No man in the whole service was happier than Colonel Strange when he donned the uniform of the Royal Air Force again as Pilot Officer Strange. The nightmare of the past six months, of trying to get money out of the Treasury to pay wages, of coping with difficulties day after day, was over. He was back in the service he loved, helping the country. His responsibilities had fallen away from him. The wing commander of the last war was glad to be the pilot officer of this. Within weeks of his rejoining the Royal Air Force the Germans vanquished Holland and Belgium and began to roll back the French. Under the German pressure the bases of the British squadrons operating in France were continually being shifted. Pilots flew until they were nearly overcome with fatigue; aircraft - men toiled all the time to make adjustments and service the aircraft in order to keep the fighting pilots in the air. It was impossible to take either pilots or aircraft men off their operational duties to flyaway or repair the aircraft collected in the aerodromes further back. The British army, moving rapidly and fighting night and day, called for rations; the tanks and anti-tank guns kept up an insatiable demand for ammunition. Such were the conditions pertaining in the latter half of May which led to one more remarkable exploit on the part of Colonel Strange. As supplies were being demanded and several damaged aircraft were grounded at Merville aerodrome, it was decided on 23 May to send Colonel Strange over to Merville with a fleet of civil aircraft to deliver supplies and a party of mechanics to effect temporary repairs to any aircraft in order to get them home.
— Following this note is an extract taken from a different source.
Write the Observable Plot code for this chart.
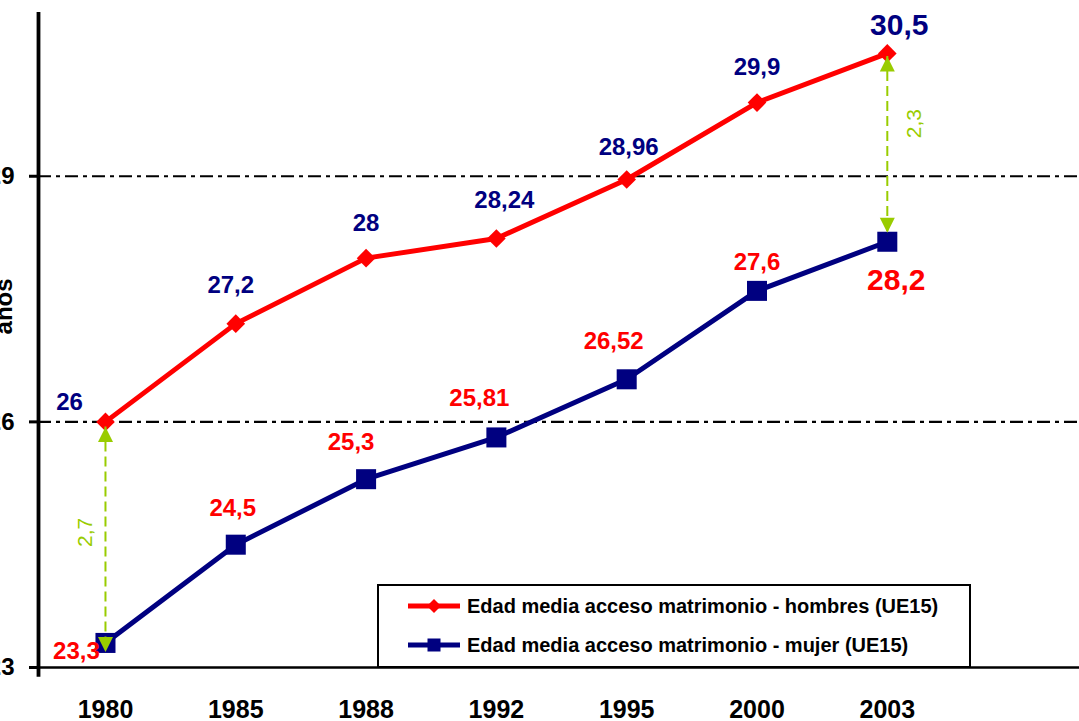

It was a fine morning when they took off from an aerodrome somewhere in England and headed for the Channel across which Colonel Strange had flown so often in the old days of war and peace. His pilot, Bill Ledlie, who was famous in civil aviation, knew his way about the air lanes of the continent as surely as a London bus driver knows his way from Oxford Circus to Marble Arch. The tragic panorama of war unfolded as Colonel Strange looked down on the roads of France. Refugees on foot and in cars were streaming along, the cars looking ridiculously like sheep owing to the fact that they mostly had mattresses rolled up and fastened to the top of them. Flying over the woods in the direction of Ste-Omer he noticed a lot of popping noises and concluded that they were passing over machine-gun and rifle ranges where the French soldiers were practising. The glow of tracer bullets soon made him realize that they were being attacked from the ground. A short distance ahead were a dozen German tanks drawn up under some trees on the outskirts of a village, with the black swastika painted in a white circle on their brown and green camouflaged tops. The pilot dived down at them just over the tree tops, while the German crews began frantically to cover the tanks with camouflage nets. Transport vehicles were parked all around and at the sight of the British aeroplane the German soldiers bolted for the cover of the ditches and opened fire on the aircraft.